Growing Up Christian, P&R, 2005, p. 147. Used by Permission.

 


 

Someone has defined knowledge as “the process of passing from the unconscious state of ignorance to the conscious state of ignorance.” Ignorance does not know that it does not know. True knowledge does not know and knows it.

 

John MacArthur

1 Corinthians, Moody, 1984, p. 192.

 


 

Truth renews the mind. Indeed, the truth which would affect the heart, which moves the heart, which changes the heart, must first enter through the vestibule of the mind if it would enter the sanctuary of the heart. The intention of truth preached is to affect the emotions and the will and the heart and the whole of our humanity…and thus preaching must come first through the mind.

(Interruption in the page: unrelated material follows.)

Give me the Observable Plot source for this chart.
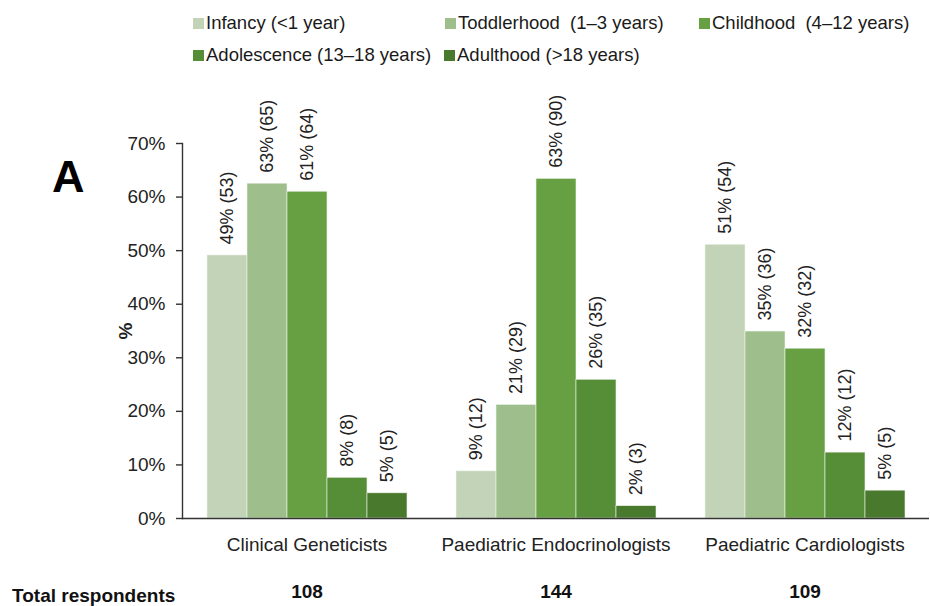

It makes its appeal through the mind; it enters through the mind – but it doesn’t simply stop with the mind.

 

John Armstrong

Feed My Sheep, ed. Don Kistler, Soli Deo Gloria Ministries, 2002, p. 168-169.

 


 

If knowledge is the accumulation of facts, intelligence the development of reason, wisdom is heavenly discernment. It is insight into the heart of things. Wisdom involves knowing God and the subtleties of the human heart. More than knowledge, it is the right application of knowledge in moral and spiritual matters, in handling dilemmas, in negotiating complex relationships.

 

Oswald Sanders

Spiritual Leadership, Moody Publishers, 1967, p. 57.

 


 

If knowledge comes by study, wisdom comes by Holy Spirit filling.

 

Oswald Sanders

Spiritual Leadership, Moody Publishers, 1967, p. 57.

 


 

Knowledge and wisdom, far from being one, have often no connection. Knowledge dwells in heads replete with thoughts of other men: Wisdom, in minds attentive to their own. Knowledge is proud that he has learned so much, Wisdom is humble, that he knows no more.

 

Author Unknown

 


 

Knowledge humbles the great man, astonishes the common man, puffs up the little man.

 

Author Unknown

Quoted by Curtis C. Thomas, Practical Wisdom for Pastors, Crossway Books, 2001, p. 60.